Early steps should also include an honest assessment of what resources, experience and expertise an organisation currently possesses and where gaps exist – and what is possible in terms of cost and resources. Says FinSoft chief technology officer Dirk Wolfgramm: “Small and medium-sized asset managers tend to have difficulties running software in their own environments due to lack of processes and resourcing capacity to manage custom software on their own.”

As other industries have discovered, and the rise of Amazon Web Services attests, it may be cheaper and more convenient to rent computer server space and software than to own it, in the form of cloud computing and software as a service (SaaS), also known as managed software. “We believe that using managed software is beneficial for smaller businesses as they don’t have to run the software, just use it,” Wolfgramm says.

On cost grounds alone, the fund industry will adopt cloud solutions in significant numbers. Fund managers need to prepare for that, as do service providers who must learn how to design their systems for efficient and ‘always on’ use of hosting servers. A shift towards domain-driven design (DDD) will require deep integration between the many microservices that can leverage it. Early movers will have the advantage.

Constant change

SaaS need not be seen as a threat by existing tech staff, but should free them to concentrate on maintaining the firm’s technological resilience, and give them time to plan for further innovation in the fund ecosystem. Regulatory measures such as Circular 19/714 from Luxembourg’s CSSF set out requirements for asset managers that rely on external technology providers. These could be seen as a barrier to adoption, but actually they offer much-needed clarity on governance, audit, continuity and other risks and responsibilities in relation to cloud computing.

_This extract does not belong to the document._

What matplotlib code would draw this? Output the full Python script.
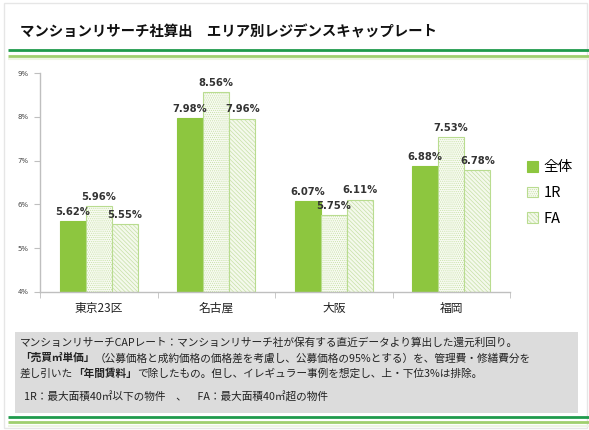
import numpy as np
import matplotlib.pyplot as plt
from matplotlib.patches import Rectangle

plt.rcParams['font.family'] = ['Noto Sans CJK JP', 'DejaVu Sans']
plt.rcParams['hatch.linewidth'] = 0.5

# data
areas = ["東京23区", "名古屋", "大阪", "福岡"]
series_names = ["全体", "1R", "FA"]
zentai = [5.62, 7.98, 6.07, 6.88]
one_r = [5.96, 8.56, 5.75, 7.53]
fa = [5.55, 7.96, 6.11, 6.78]
yticks = [4, 5, 6, 7, 8, 9]

title = "マンションリサーチ社算出　エリア別レジデンスキャップレート"
note_line1 = "マンションリサーチCAPレート：マンションリサーチ社が保有する直近データより算出した還元利回り。"
note_line2 = [("「売買㎡単価」", True),
              ("（公募価格と成約価格の価格差を考慮し、公募価格の95%とする）を、管理費・修繕費分を", False)]
note_line3 = [("差し引いた", False), ("「年間賃料」", True),
              ("で除したもの。但し、イレギュラー事例を想定し、上・下位3%は排除。", False)]
note_line4 = "1R：最大面積40㎡以下の物件　、　FA：最大面積40㎡超の物件"

W, H = 589, 430
fig = plt.figure(figsize=(W / 100, H / 100), dpi=100)
fig.patch.set_facecolor("white")

# background overlay in pixel coords
bg = fig.add_axes([0, 0, 1, 1])
bg.set_xlim(0, W)
bg.set_ylim(H, 0)
bg.axis("off")

bg.add_patch(Rectangle((4, 3), W - 6, H - 5, fill=False, edgecolor="#e6e6e6", lw=1))
bg.text(20, 32, title, fontsize=10.4, fontweight="bold", va="center", ha="left", color="#111111")
for y, c, lw in [(50, "#1f9a4c", 2.0), (55.5, "#9fcf6e", 2.0), (58.5, "#eef5e4", 1.5),
                 (417, "#1f9a4c", 2.0), (422, "#9fcf6e", 2.0), (426, "#eef5e4", 1.5)]:
    bg.plot([8, W], [y, y], color=c, lw=lw, solid_capstyle="butt")

bg.add_patch(Rectangle((15, 332), 563, 81, facecolor="#dcdcdc", edgecolor="none"))
fs_note = 7.7
bg.text(20, 343, note_line1, fontsize=fs_note, va="center", ha="left", color="#222222")


def rich_line(parts, x, y):
    prev = None
    for txt, bold in parts:
        kw = dict(fontsize=fs_note, color="#222222", fontweight="bold" if bold else "normal")
        if prev is None:
            prev = bg.text(x, y, txt, va="center", ha="left", **kw)
        else:
            prev = bg.annotate(txt, xy=(1, 0.5), xycoords=prev, va="center", ha="left", **kw)


rich_line(note_line2, 20, 358)
rich_line(note_line3, 20, 374)
bg.text(24, 397, note_line4, fontsize=fs_note, va="center", ha="left", color="#222222")

# chart axes
left, right, top, bottom = 40, 510, 73, 292
ax = fig.add_axes([left / W, 1 - bottom / H, (right - left) / W, (bottom - top) / H])
ax.set_facecolor("none")

x = np.arange(len(areas))
bw = 0.222
green = "#8dc63f"
edge = "#b9dc90"
b1 = ax.bar(x - bw, [v - 4 for v in zentai], bw, bottom=4, color=green, edgecolor=green, lw=0.8)
b2 = ax.bar(x, [v - 4 for v in one_r], bw, bottom=4, facecolor="#f8fbf2", edgecolor=edge,
            hatch="........", lw=0.8)
b3 = ax.bar(x + bw, [v - 4 for v in fa], bw, bottom=4, facecolor="#f4f9ec", edgecolor=edge,
            hatch="\\\\\\\\\\\\\\\\", lw=0.8)
for bars in (b2, b3):
    for p in bars:
        p._hatch_color = (0.78, 0.88, 0.65, 1.0)

for off, vals in [(-bw, zentai), (0, one_r), (bw, fa)]:
    for xi, v in zip(x, vals):
        ax.annotate(f"{v:.2f}%", xy=(xi + off, v), xytext=(0, 3), textcoords="offset points",
                    ha="center", va="bottom", fontsize=7.2, fontweight="bold", color="#333333",
                    family=["DejaVu Sans"])

ax.set_xlim(-0.5, len(areas) - 0.5)
ax.set_ylim(4, 9)
ax.set_yticks(yticks)
ax.set_yticklabels([f"{t}%" for t in yticks], fontsize=5, color="#444444", family=["DejaVu Sans"])
ax.set_xticks(x)
ax.set_xticklabels(areas, fontsize=8.5, color="#222222")
ax.tick_params(axis="x", length=0, pad=7)
ax.set_xticks(np.arange(-0.5, len(areas)), minor=True)
ax.tick_params(axis="x", which="minor", length=4, color="#bfbfbf", direction="out")
ax.tick_params(axis="y", length=4, color="#bfbfbf", direction="out", pad=4)
for s in ("top", "right"):
    ax.spines[s].set_visible(False)
for s in ("left", "bottom"):
    ax.spines[s].set_color("#bfbfbf")
    ax.spines[s].set_linewidth(1)

handles = [b1[0], b2[0], b3[0]]
fig.legend(handles, series_names, loc="center left", bbox_to_anchor=(514 / W, 1 - 193 / H),
           frameon=False, fontsize=10.5, handlelength=0.75, handleheight=0.75,
           labelspacing=0.8, handletextpad=0.4)

fig.savefig("out.png", dpi=100)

The rules also underline that the fund management ecosystem is never static, including the regulatory framework determining how and where managers invest, and the security, compliance and reporting requirements that sit alongside them. The European Securities and Markets Authority is introducing stress tests, and reviews of market infrastructure, MiFID, PRIIPs and other legislation could require significant IT systems changes in the coming years, along with fund liquidity requirements and sustainability reporting. Outsourced system providers must anticipate and adapt to those changes for their fund management clients.

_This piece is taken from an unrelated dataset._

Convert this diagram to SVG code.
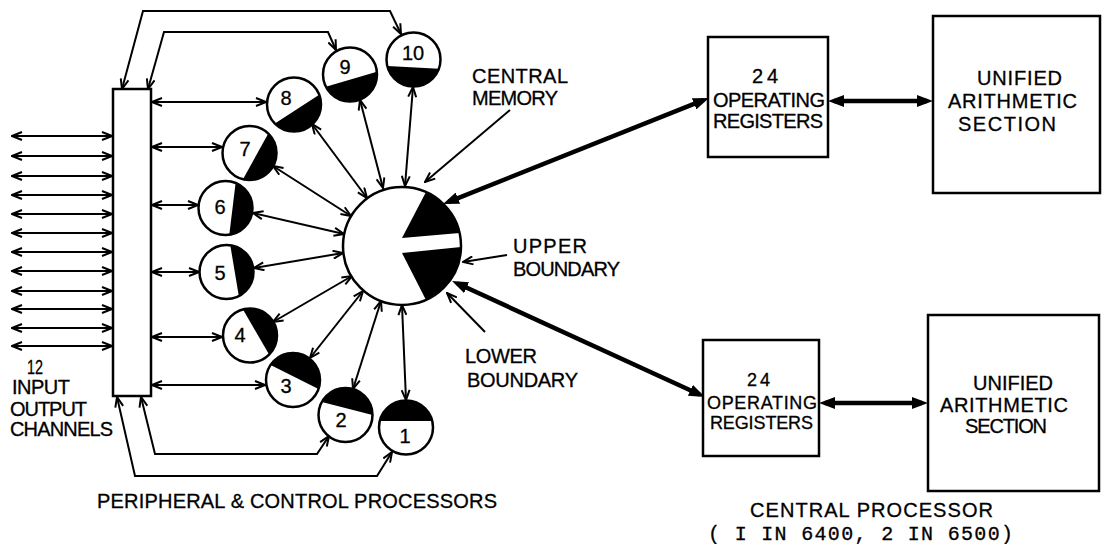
<svg xmlns="http://www.w3.org/2000/svg" width="1102" height="544" viewBox="0 0 1102 544">
<style>
  .ln{fill:none;stroke:#000;stroke-width:2;marker-start:url(#ah);marker-end:url(#ah)}
  .one{fill:none;stroke:#000;stroke-width:2;marker-end:url(#ah)}
  .thick{fill:none;stroke:#000;stroke-width:4.5;marker-start:url(#ahb);marker-end:url(#ahb)}
  .box{fill:#fff;stroke:#000;stroke-width:2.5}
  .pp{fill:#fff;stroke:#000;stroke-width:2.5}
  .blk{fill:#000;stroke:none}
  .t{font-family:"Liberation Sans",Arial,sans-serif;font-size:20px;fill:#000;stroke:#000;stroke-width:0.3}
  .s{font-size:18px}
  .n{font-family:"Liberation Sans",Arial,sans-serif;font-size:20px;fill:#000;stroke:#000;stroke-width:0.3;text-anchor:middle}
  .m{font-family:"Liberation Mono","Courier New",monospace;font-size:20px;fill:#000;stroke:#000;stroke-width:0.3}
</style>
<defs>
  <marker id="ah" viewBox="0 0 12 10" refX="11" refY="5" markerWidth="12" markerHeight="10" markerUnits="userSpaceOnUse" orient="auto-start-reverse">
    <path d="M1,1 L11,5 L1,9" fill="none" stroke="#000" stroke-width="2"/>
  </marker>
  <marker id="ahb" viewBox="0 0 16 12" refX="10" refY="6" markerWidth="16" markerHeight="12" markerUnits="userSpaceOnUse" orient="auto-start-reverse">
    <path d="M0,0 L16,6 L0,12 Z" fill="#000"/>
  </marker>
</defs>
<rect width="1102" height="544" fill="#fff"/>

<g id="connectors">
  <!-- input/output channels -->
  <line class="ln" x1="12" y1="136" x2="112" y2="136"/>
  <line class="ln" x1="12" y1="156" x2="112" y2="156"/>
  <line class="ln" x1="12" y1="176" x2="112" y2="176"/>
  <line class="ln" x1="12" y1="195" x2="112" y2="195"/>
  <line class="ln" x1="12" y1="214" x2="112" y2="214"/>
  <line class="ln" x1="12" y1="233" x2="112" y2="233"/>
  <line class="ln" x1="12" y1="252" x2="112" y2="252"/>
  <line class="ln" x1="12" y1="271" x2="112" y2="271"/>
  <line class="ln" x1="12" y1="291" x2="112" y2="291"/>
  <line class="ln" x1="12" y1="309" x2="112" y2="309"/>
  <line class="ln" x1="12" y1="328" x2="112" y2="328"/>
  <line class="ln" x1="12" y1="346" x2="112" y2="346"/>
  <!-- bus to processors -->
  <line class="ln" x1="152" y1="102" x2="266" y2="102"/>
  <line class="ln" x1="152" y1="147" x2="222" y2="147"/>
  <line class="ln" x1="152" y1="205" x2="198" y2="205"/>
  <line class="ln" x1="152" y1="272" x2="199" y2="272"/>
  <line class="ln" x1="152" y1="337" x2="222" y2="337"/>
  <line class="ln" x1="152" y1="385" x2="265" y2="385"/>
  <!-- loops -->
  <polyline class="ln" points="122,89 143,11 390,11 401,34"/>
  <polyline class="ln" points="148,89 164,32 328,32 336,50"/>
  <polyline class="ln" points="117,397 135,476 377,476 392,452"/>
  <polyline class="ln" points="141,397 155,454 317,454 329,436"/>
  <!-- spokes to central memory -->
  <line class="ln" x1="413" y1="87" x2="405" y2="186"/>
  <line class="ln" x1="360" y1="100" x2="383" y2="188"/>
  <line class="ln" x1="312" y1="124" x2="367" y2="198"/>
  <line class="ln" x1="273" y1="166" x2="351" y2="216"/>
  <line class="ln" x1="253" y1="213" x2="344" y2="234"/>
  <line class="ln" x1="254" y1="268" x2="343" y2="253"/>
  <line class="ln" x1="273" y1="322" x2="352" y2="276"/>
  <line class="ln" x1="310" y1="358" x2="363" y2="291"/>
  <line class="ln" x1="353" y1="389" x2="381" y2="301"/>
  <line class="ln" x1="402" y1="305" x2="406" y2="400"/>
  <!-- label pointers -->
  <line class="one" x1="510" y1="110" x2="425" y2="182"/>
  <line class="one" x1="507" y1="255" x2="463" y2="262"/>
  <line class="one" x1="485" y1="332" x2="447" y2="293"/>
  <!-- thick data paths -->
  <line class="thick" x1="448.6" y1="201.8" x2="703.4" y2="100.2"/>
  <line class="thick" x1="457.5" y1="283.5" x2="699.5" y2="394.5"/>
  <line class="thick" x1="834" y1="101" x2="927" y2="101"/>
  <line class="thick" x1="825" y1="403" x2="922" y2="403"/>
</g>

<g id="io-bus">
  <rect class="box" x="113" y="89" width="38" height="307"/>
</g>

<g id="io-label">
  <text class="t" x="27" y="374" textLength="16" lengthAdjust="spacingAndGlyphs">12</text>
  <text class="t" x="12" y="394" textLength="58">INPUT</text>
  <text class="t" x="10" y="416" textLength="77">OUTPUT</text>
  <text class="t" x="10" y="436" textLength="103">CHANNELS</text>
</g>

<g id="pp1">
  <circle class="pp" cx="406" cy="427.5" r="27"/>
  <path class="blk" d="M379.8,421 A27,27 0 0 1 432.2,421 Z"/>
  <text class="n" x="405" y="443">1</text>
</g>
<g id="pp2">
  <circle class="pp" cx="345.5" cy="415" r="27"/>
  <path class="blk" d="M321.9,401.9 A27,27 0 0 1 372.5,415 Z"/>
  <text class="n" x="341" y="427">2</text>
</g>
<g id="pp3">
  <circle class="pp" cx="293" cy="380" r="27"/>
  <path class="blk" d="M270.6,364.9 A27,27 0 0 1 318.5,389 Z"/>
  <text class="n" x="286" y="393">3</text>
</g>
<g id="pp4">
  <circle class="pp" cx="250" cy="335.5" r="27"/>
  <path class="blk" d="M243,309.4 A27,27 0 0 1 269.1,354.6 Z"/>
  <text class="n" x="240" y="342">4</text>
</g>
<g id="pp5">
  <circle class="pp" cx="226.5" cy="272" r="27"/>
  <path class="blk" d="M230.3,245.3 A27,27 0 0 1 238.8,296.1 Z"/>
  <text class="n" x="220" y="280">5</text>
</g>
<g id="pp6">
  <circle class="pp" cx="225.5" cy="208" r="27"/>
  <path class="blk" d="M235.6,183 A27,27 0 0 1 229.3,234.7 Z"/>
  <text class="n" x="220" y="214">6</text>
</g>
<g id="pp7">
  <circle class="pp" cx="249.5" cy="153" r="27"/>
  <path class="blk" d="M268.3,133.6 A27,27 0 0 1 243,179.2 Z"/>
  <text class="n" x="245" y="156">7</text>
</g>
<g id="pp8">
  <circle class="pp" cx="294" cy="104.5" r="27"/>
  <path class="blk" d="M319.2,94.8 A27,27 0 0 1 274.9,123.6 Z"/>
  <text class="n" x="286" y="105">8</text>
</g>
<g id="pp9">
  <circle class="pp" cx="350" cy="74.5" r="27"/>
  <path class="blk" d="M376.9,71.7 A27,27 0 0 1 325.9,86.8 Z"/>
  <text class="n" x="345" y="74">9</text>
</g>
<g id="pp10">
  <circle class="pp" cx="413.5" cy="59.5" r="27"/>
  <path class="blk" d="M438.9,68.7 A27,27 0 0 1 387.3,66 Z"/>
  <text class="n" x="413" y="60">10</text>
</g>

<g id="central-memory">
  <circle class="pp" cx="402" cy="246" r="59"/>
  <path class="blk" d="M402,238 L426,192.1 A59,59 0 0 1 459.5,233 Z"/>
  <path class="blk" d="M402,253 L461,247 A59,59 0 0 1 426,299.9 Z"/>
</g>

<g id="memory-labels">
  <text class="t" x="472" y="83" textLength="96">CENTRAL</text>
  <text class="t" x="472" y="105" textLength="86">MEMORY</text>
  <text class="t" x="513" y="253" textLength="74">UPPER</text>
  <text class="t" x="513" y="276" textLength="107">BOUNDARY</text>
  <text class="t" x="465" y="363" textLength="72">LOWER</text>
  <text class="t" x="467" y="387" textLength="111">BOUNDARY</text>
</g>

<g id="registers-1">
  <rect class="box" x="708" y="37" width="120" height="120"/>
  <text class="t" x="752" y="83" textLength="26">24</text>
  <text class="t" x="713" y="107" textLength="112">OPERATING</text>
  <text class="t" x="713" y="128" textLength="110">REGISTERS</text>
</g>
<g id="arith-1">
  <rect class="box" x="933" y="16" width="167" height="177"/>
  <text class="t" x="977" y="85" textLength="85">UNIFIED</text>
  <text class="t" x="948" y="108" textLength="129">ARITHMETIC</text>
  <text class="t" x="958" y="131" textLength="98">SECTION</text>
</g>
<g id="registers-2">
  <rect class="box" x="703" y="340" width="116" height="116"/>
  <text class="t s" x="747" y="386" textLength="23">24</text>
  <text class="t s" x="707" y="409" textLength="110">OPERATING</text>
  <text class="t s" x="710" y="429" textLength="103">REGISTERS</text>
</g>
<g id="arith-2">
  <rect class="box" x="928" y="315" width="171" height="176"/>
  <text class="t" x="973" y="390" textLength="80">UNIFIED</text>
  <text class="t" x="940" y="412" textLength="128">ARITHMETIC</text>
  <text class="t" x="965" y="433" textLength="82">SECTION</text>
</g>

<g id="captions">
  <text class="t" x="97" y="508" textLength="400">PERIPHERAL &amp; CONTROL PROCESSORS</text>
  <text class="t" x="750" y="517" textLength="243">CENTRAL  PROCESSOR</text>
  <text class="m" x="708" y="540" textLength="305">( I IN 6400, 2 IN 6500)</text>
</g>
</svg>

The roles of IT staff and others may change in this new environment. Business analysts and IT project managers will need the expertise in software adoption to anticipate and plan for change, and to bring colleagues onside as new services are adopted.

Wolfgramm argues that for all the industrys’ reluctance to change, cloud computing is being increasingly embraced as an important contribution to efficiency. And it also provides firms with a foundation to prepare for future technology challenges.